Wednesday, 31 October 2012

When did you last meet a zombie with whooping cough?

I met one.  Today.  In fact I live with one.

A zombie with whooping cough.  Before the madness.
This morning Sarah was told she had whooping cough.  No school til next week, and isolation until Saturday morning.  No gym, no band recital (very quiet high five of self), no sax lesson, no touch football.  Nothing, nada, zip.

And no Halloween.  Oh the horror.

After about 30 minutes of crying, she squared her shoulders and moved on.  I made plans for her siblings to go out without us, and we made a pact to stick together at home.  She would still dress as a zombie and would stay on the trampoline in the front garden and I would hang around near the letterbox handing out lollies.

As we are on a thoroughfare between two of the major Halloween friendly streets in our suburb, we expected to be pretty busy.

I gave Issy and Josh a third collecting bucket and told them to tell the people at each house about Sarah and ask if they could please take a lolly for her.
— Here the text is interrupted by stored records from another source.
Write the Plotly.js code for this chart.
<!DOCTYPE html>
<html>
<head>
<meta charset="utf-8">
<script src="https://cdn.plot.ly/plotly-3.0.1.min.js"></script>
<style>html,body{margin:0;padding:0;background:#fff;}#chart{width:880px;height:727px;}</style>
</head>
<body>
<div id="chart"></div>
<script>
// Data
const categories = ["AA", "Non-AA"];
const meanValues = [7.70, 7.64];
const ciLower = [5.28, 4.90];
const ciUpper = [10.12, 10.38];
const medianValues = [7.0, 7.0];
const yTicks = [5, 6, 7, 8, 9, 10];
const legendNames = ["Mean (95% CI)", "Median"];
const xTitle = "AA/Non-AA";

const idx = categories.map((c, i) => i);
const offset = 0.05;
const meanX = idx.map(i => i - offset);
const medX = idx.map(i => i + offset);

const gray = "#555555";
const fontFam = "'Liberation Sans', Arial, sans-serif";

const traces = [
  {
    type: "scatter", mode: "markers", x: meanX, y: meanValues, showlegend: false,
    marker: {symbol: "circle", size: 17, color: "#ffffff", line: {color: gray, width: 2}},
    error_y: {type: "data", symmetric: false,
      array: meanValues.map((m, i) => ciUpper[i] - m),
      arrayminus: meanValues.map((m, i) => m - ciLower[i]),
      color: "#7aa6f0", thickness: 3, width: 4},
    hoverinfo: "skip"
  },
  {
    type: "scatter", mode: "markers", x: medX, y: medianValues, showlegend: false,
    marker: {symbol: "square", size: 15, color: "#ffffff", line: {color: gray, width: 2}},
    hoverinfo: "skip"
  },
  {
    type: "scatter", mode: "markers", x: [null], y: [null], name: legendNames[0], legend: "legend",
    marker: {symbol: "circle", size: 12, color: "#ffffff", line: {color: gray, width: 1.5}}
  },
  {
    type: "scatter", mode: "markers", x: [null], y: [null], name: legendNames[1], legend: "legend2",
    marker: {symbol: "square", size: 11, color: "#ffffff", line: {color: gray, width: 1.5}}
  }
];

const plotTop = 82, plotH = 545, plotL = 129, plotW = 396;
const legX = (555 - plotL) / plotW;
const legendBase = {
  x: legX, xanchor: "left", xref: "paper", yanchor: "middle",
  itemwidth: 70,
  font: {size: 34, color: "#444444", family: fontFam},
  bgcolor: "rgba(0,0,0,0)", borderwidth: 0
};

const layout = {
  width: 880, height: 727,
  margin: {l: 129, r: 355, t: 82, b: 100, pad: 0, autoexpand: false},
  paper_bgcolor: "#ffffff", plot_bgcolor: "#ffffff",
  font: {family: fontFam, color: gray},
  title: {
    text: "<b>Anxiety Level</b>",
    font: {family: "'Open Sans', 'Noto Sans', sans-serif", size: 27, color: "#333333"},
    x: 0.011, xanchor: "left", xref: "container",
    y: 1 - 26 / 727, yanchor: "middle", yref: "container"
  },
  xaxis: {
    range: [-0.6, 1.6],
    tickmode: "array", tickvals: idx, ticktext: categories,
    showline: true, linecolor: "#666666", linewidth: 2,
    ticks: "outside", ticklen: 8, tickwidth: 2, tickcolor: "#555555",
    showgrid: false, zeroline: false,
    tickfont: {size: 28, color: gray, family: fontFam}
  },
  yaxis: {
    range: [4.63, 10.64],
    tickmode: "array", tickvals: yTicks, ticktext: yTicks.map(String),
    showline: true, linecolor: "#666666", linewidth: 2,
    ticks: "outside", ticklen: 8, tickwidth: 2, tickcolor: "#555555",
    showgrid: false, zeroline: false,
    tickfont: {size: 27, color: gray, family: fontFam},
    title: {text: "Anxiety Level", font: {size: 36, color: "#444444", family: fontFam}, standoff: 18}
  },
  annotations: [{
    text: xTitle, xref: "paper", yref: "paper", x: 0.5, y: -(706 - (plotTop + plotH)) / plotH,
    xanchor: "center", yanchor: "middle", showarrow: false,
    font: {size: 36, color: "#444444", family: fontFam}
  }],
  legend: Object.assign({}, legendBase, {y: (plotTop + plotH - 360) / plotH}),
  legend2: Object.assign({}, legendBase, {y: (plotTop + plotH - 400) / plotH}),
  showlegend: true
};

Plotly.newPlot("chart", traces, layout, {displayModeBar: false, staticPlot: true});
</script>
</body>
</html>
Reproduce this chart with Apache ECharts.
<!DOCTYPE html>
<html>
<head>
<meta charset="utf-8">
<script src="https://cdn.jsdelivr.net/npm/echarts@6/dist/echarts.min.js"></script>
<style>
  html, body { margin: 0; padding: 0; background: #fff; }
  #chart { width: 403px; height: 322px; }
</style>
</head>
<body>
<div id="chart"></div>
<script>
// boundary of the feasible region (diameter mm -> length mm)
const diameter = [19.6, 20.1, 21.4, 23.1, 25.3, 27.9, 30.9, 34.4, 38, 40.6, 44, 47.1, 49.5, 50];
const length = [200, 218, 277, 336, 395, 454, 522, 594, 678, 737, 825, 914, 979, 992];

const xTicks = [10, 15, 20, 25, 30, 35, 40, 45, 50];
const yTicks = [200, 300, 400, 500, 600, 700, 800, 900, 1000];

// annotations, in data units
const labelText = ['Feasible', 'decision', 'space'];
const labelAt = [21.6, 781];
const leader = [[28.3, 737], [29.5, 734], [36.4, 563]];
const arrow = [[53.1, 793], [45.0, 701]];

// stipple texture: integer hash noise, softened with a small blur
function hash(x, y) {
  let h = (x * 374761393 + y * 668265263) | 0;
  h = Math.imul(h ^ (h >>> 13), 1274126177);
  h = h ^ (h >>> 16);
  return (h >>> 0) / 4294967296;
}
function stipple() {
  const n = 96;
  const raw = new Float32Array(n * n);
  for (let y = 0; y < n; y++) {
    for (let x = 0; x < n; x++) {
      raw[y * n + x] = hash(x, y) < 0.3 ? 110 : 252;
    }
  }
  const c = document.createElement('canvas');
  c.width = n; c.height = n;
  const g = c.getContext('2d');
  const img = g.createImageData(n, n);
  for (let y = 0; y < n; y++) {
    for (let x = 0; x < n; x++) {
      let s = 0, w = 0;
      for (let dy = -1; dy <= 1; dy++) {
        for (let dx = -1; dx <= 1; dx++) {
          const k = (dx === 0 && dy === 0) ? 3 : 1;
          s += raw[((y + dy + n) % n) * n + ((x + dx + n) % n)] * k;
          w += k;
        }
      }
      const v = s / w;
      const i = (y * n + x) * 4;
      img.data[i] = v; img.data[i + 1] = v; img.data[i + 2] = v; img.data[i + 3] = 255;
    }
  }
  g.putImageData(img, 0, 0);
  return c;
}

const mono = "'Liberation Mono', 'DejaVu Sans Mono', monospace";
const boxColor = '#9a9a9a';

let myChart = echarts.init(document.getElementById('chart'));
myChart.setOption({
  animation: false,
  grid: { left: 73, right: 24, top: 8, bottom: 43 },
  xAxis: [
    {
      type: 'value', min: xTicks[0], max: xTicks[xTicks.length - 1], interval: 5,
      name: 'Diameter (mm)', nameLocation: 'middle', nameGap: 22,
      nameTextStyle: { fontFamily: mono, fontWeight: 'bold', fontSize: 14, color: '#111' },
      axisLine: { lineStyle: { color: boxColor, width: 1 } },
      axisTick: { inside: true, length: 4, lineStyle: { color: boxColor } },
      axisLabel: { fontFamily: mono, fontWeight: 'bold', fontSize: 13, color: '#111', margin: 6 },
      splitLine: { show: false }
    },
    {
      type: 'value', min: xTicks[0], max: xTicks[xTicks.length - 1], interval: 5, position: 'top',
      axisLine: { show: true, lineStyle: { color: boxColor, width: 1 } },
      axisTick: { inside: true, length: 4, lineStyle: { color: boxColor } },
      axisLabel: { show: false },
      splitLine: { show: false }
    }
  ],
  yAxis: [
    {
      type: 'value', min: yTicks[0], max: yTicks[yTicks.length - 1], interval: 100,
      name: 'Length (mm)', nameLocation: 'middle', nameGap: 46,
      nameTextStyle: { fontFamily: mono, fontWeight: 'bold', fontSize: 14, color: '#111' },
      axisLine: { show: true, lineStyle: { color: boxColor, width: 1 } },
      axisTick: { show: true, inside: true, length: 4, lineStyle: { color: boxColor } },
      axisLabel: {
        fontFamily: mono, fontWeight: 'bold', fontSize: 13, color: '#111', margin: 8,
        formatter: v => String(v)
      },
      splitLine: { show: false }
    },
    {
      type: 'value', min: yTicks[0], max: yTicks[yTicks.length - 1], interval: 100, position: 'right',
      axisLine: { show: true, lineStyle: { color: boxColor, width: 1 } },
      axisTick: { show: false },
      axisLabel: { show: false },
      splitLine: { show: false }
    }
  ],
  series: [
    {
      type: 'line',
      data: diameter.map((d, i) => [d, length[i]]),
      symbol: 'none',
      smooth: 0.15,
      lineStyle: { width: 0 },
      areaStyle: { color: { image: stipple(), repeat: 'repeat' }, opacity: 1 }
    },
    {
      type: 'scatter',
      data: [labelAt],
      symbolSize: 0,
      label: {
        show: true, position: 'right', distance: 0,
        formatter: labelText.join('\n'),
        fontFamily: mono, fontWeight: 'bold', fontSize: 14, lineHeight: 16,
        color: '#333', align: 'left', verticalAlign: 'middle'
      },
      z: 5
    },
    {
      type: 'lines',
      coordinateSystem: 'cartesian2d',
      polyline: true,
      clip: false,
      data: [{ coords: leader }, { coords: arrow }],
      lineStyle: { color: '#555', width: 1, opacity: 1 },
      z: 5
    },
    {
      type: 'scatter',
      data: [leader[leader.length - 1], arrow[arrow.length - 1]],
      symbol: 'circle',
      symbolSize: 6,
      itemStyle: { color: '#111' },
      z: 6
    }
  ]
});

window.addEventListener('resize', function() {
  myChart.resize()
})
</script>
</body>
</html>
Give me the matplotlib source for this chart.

Issy kept flying the Sarah flag long after Josh lost interest and faithfully brought Sarah back a bucket full of stuff (which she so doesn't need).  The two younger kids then went around the corner where the nearby cul de sac was going nuts and wine was being drunk.

Sarah and I kept up our handing out posts and watched hordes of dressed up kids walk the streets in groups small and large, with parents and without.  There were zombies, witches, princesses, ghosts, ninjas and unidentifiable scary things.

Our bowl of goodies emptied three times and still they came.

Disturbingly, one mum drove her kid up to our driveway and I had to hand him something through the car window.  I really hope there was a reason for that apart from bone laziness.  I'm sure of it.  Sore leg? More whooping cough?

We lit a candle inside George.  He looked fabulous.  I love George.

I drank a cup of tea.  And then I had a glass of wine.

Note: George, full collecting bucket on left, nearly empty handing out bowl on right,  glass of champs.

Sarah saw loads of her friends (but didn't go near them).  They shouted at each other from a distance. I let her go across the road and around the corner by herself as long as she didn't go near any kids.  There was one house with fake graves outside it which was very impressive.

It has been named the "best Halloween ever" by all, even by the child who technically wasn't a participant. I loved chatting to the locals, the neighbours, the school families, even if I couldn't join the party in the nearby street as originally planned.  There's always next year.

George is back inside now because his fabulousness was causing people to knock for trick or treating when we have nothing left.  Their little disappointed faces break my heart.  

It's not my favourite annual event but around here there's no point in being a Halloween humbug.  The kids look forward to it so much.  And if you can't beat them, you simply have to join them.